En droit, les lois obligent ou interdisent certains actes, et les manquements sont sanctionnés par la justice. Le projet « Sécurité globale » introduit un nouveau délit pour des actes qui n’ont pas été commis mais dont on soupçonne qu’il était dans l’intention de les commettre. Le gouvernement invente la divination légalisée.

On parle beaucoup, à juste titre, de l’article 24 portant atteinte à la liberté d’information. Mal rédigé parait-il, le premier ministre a proposé hier, qu’il soit réécrit par une commission indépendante. Indépendante de qui ? De ceux qui en ont nommé les membres peut-être ? De ceux qui tiennent la laisse ? Proposition stupide qui a aussitôt fait réagir le pourtant très macroniste président de l’assemblée nationale et le président du sénat.

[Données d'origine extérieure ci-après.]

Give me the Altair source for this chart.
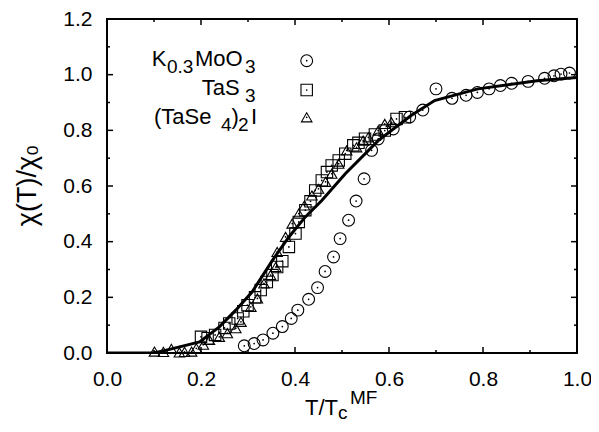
import altair as alt
import pandas as pd

FONT = "Liberation Sans"

# mean-field / model curve
curve_x = [0.0, 0.10, 0.133, 0.197, 0.239, 0.274, 0.309, 0.352, 0.387, 0.422, 0.457,
           0.507, 0.577, 0.647, 0.697, 0.789, 0.915, 1.0]
curve_y = [0.0, 0.0, 0.013, 0.040, 0.094, 0.154, 0.220, 0.333, 0.417, 0.489, 0.548,
           0.644, 0.763, 0.853, 0.907, 0.949, 0.978, 0.990]

# K0.3MoO3 (circles)
k_x = [0.292, 0.313, 0.332, 0.353, 0.373, 0.392, 0.406, 0.429, 0.448, 0.464, 0.482,
       0.496, 0.514, 0.530, 0.547, 0.563, 0.577, 0.609, 0.644, 0.672, 0.700, 0.734,
       0.764, 0.788, 0.813, 0.837, 0.861, 0.896, 0.931, 0.951, 0.966, 0.984]
k_y = [0.026, 0.034, 0.047, 0.071, 0.095, 0.124, 0.154, 0.193, 0.235, 0.293, 0.345,
       0.411, 0.477, 0.546, 0.626, 0.728, 0.769, 0.805, 0.848, 0.873, 0.949, 0.915,
       0.926, 0.936, 0.949, 0.961, 0.969, 0.976, 0.987, 0.996, 1.002, 1.006]

# TaS3 (squares)
tas_x = [0.200, 0.214, 0.230, 0.250, 0.260, 0.278, 0.290, 0.299, 0.315, 0.327, 0.340,
         0.352, 0.362, 0.373, 0.387, 0.401, 0.408, 0.422, 0.433, 0.443, 0.457, 0.468,
         0.478, 0.493, 0.507, 0.524, 0.535, 0.549, 0.570, 0.591, 0.616, 0.634]
tas_y = [0.058, 0.053, 0.065, 0.090, 0.106, 0.124, 0.150, 0.172, 0.200, 0.226, 0.255,
         0.280, 0.309, 0.330, 0.381, 0.429, 0.471, 0.513, 0.545, 0.584, 0.620, 0.650,
         0.674, 0.692, 0.716, 0.746, 0.755, 0.770, 0.785, 0.799, 0.841, 0.847]

# (TaSe4)2I (triangles)
tase_x = [0.101, 0.120, 0.137, 0.154, 0.165, 0.180, 0.190, 0.205, 0.218, 0.239, 0.256,
          0.274, 0.285, 0.306, 0.320, 0.334, 0.348, 0.359, 0.362, 0.380, 0.394, 0.408,
          0.420, 0.436, 0.450, 0.465, 0.478, 0.493, 0.510, 0.531, 0.545, 0.556, 0.577,
          0.591, 0.605]
tase_y = [0.005, 0.004, 0.015, 0.002, 0.004, 0.005, 0.017, 0.030, 0.047, 0.058, 0.071,
          0.089, 0.112, 0.166, 0.196, 0.250, 0.280, 0.309, 0.363, 0.417, 0.465, 0.501,
          0.530, 0.566, 0.590, 0.615, 0.644, 0.680, 0.728, 0.739, 0.763, 0.775, 0.799,
          0.823, 0.829]

x_major = [0.0, 0.2, 0.4, 0.6, 0.8, 1.0]
x_minor = [0.1, 0.3, 0.5, 0.7, 0.9]
y_major = [0.0, 0.2, 0.4, 0.6, 0.8, 1.0, 1.2]
y_minor = [0.1, 0.3, 0.5, 0.7, 0.9, 1.1]

W, H = 470, 334
xs = alt.Scale(domain=[0, 1], nice=False, zero=False)
ys = alt.Scale(domain=[0, 1.2], nice=False, zero=False)

XAX = alt.Axis(values=x_major, format=".1f", title=None, grid=False, domain=False,
               ticks=False, tickSize=0, labelPadding=15, labelFlush=False,
               labelFontSize=21, labelFont=FONT, labelColor="black")
YAX = alt.Axis(values=y_major, format=".1f", title="χ(T)/χ₀", grid=False, domain=False,
               ticks=False, tickSize=0, labelPadding=15, labelFlush=False,
               labelFontSize=21, labelFont=FONT, labelColor="black",
               titleFont=FONT, titleFontSize=27, titleFontWeight="normal",
               titleColor="black", titleAngle=270, titleAlign="center",
               titleBaseline="middle", titleX=-80, titleY=166)


def X(f):
    return alt.X(f, scale=xs, axis=XAX)


def Y(f):
    return alt.Y(f, scale=ys, axis=YAX)


one = pd.DataFrame({"a": [0]})

curve = alt.Chart(pd.DataFrame({"x": curve_x, "y": curve_y})).mark_line(
    color="black", strokeWidth=3, clip=True
).encode(x=X("x:Q"), y=Y("y:Q"))


def pts(xv, yv, shape, size):
    df = pd.DataFrame({"x": xv, "y": yv})
    sym = alt.Chart(df).mark_point(
        shape=shape, size=size, filled=False, color="black", strokeWidth=1.1, opacity=1
    ).encode(x=X("x:Q"), y=Y("y:Q"))
    dot = alt.Chart(df).mark_circle(size=3, color="black", opacity=1).encode(
        x=X("x:Q"), y=Y("y:Q"))
    return [sym, dot]


def ticks(vals, axis, length):
    df = pd.DataFrame({axis: vals})
    out = []
    if axis == "x":
        for y0, y1 in [(H, H - length), (0, length)]:
            out.append(alt.Chart(df).mark_rule(color="black", strokeWidth=1.5).encode(
                x=X("x:Q"), y=alt.value(y0), y2=alt.value(y1)))
    else:
        for x0, x1 in [(0, length), (W, W - length)]:
            out.append(alt.Chart(df).mark_rule(color="black", strokeWidth=1.5).encode(
                y=Y("y:Q"), x=alt.value(x0), x2=alt.value(x1)))
    return out


def txt(t, x, y, size, align="left"):
    return alt.Chart(one).mark_text(
        text=t, align=align, baseline="alphabetic", font=FONT, fontSize=size, color="black"
    ).encode(x=alt.value(x), y=alt.value(y))


def legsym(shape, size, x, y):
    s = alt.Chart(one).mark_point(shape=shape, size=size, filled=False, color="black",
                                  strokeWidth=1.1, opacity=1).encode(
        x=alt.value(x), y=alt.value(y))
    d = alt.Chart(one).mark_circle(size=3, color="black", opacity=1).encode(
        x=alt.value(x), y=alt.value(y))
    return [s, d]


layers = [curve]
layers += pts(k_x, k_y, "circle", 140)
layers += pts(tas_x, tas_y, "square", 130)
layers += pts(tase_x, tase_y, "triangle-up", 110)
layers += ticks(x_major, "x", 6) + ticks(x_minor, "x", 3)
layers += ticks(y_major, "y", 6) + ticks(y_minor, "y", 3)

# legend (offsets are relative to the plot's top-left corner)
MAIN, SUB = 22, 19
layers += [txt("K", 44.7, 47, MAIN), txt("0.3", 60, 54, SUB), txt("MoO", 88, 47, MAIN),
           txt("3", 138, 54, SUB)]
layers += [txt("TaS", 94.7, 76, MAIN), txt("3", 138, 83, SUB)]
layers += [txt("(TaSe", 47, 105, MAIN), txt("4", 114, 112, SUB),
           txt(")", 124.5, 105, MAIN), txt("2", 131, 112, SUB),
           txt("I", 144, 105, MAIN)]
layers += legsym("circle", 140, 199.7, 41.7)
layers += legsym("square", 130, 199.7, 71)
layers += legsym("triangle-up", 110, 199.7, 98.3)

# x-axis title T/Tc^MF
layers += [txt("T/T", 198, 396, MAIN), txt("c", 231, 400, SUB), txt("MF", 243, 385, SUB)]

chart = alt.layer(*layers).properties(
    width=W, height=H,
    background="white",
    autosize=alt.AutoSizeParams(type="none"),
    padding={"left": 99, "top": 11, "right": 14, "bottom": 71},
).configure_view(stroke="black", strokeWidth=2)

chart.save("out.html", embed_options={"renderer": "svg", "actions": False})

En démocratie, ce n’est pas une commission Théodule qui rédige les lois, c’est le parlement. Le premier ministre ignore le rôle de la représentation nationale, ou la méprise. Ou les deux. A notre connaissance, il est toujours en fonction.

Ce gouvernement est fâché avec le droit et les libertés. Il l’est aussi avec la démocratie.

Mais au fait, dans ce projet de loi « Sécurité globale », quels sont les articles qui feront améliorer la sécurité ? Pas un. Ce n’est pas une loi pour la sécurité, c’est une loi pour la répression des revendications. Non seulement l’article 24 doit être abandonné, mais tous doivent être abandonnés. Ce projet est condamné par les instances européennes, par la défenseur des droits, par la commission consultative des droits de l’homme, …

Il placerait la France au niveau des régimes politiques de la Turquie, de la Chine ou du Soudan. Il est inadmissible dans sa totalité, le texte doit être retiré.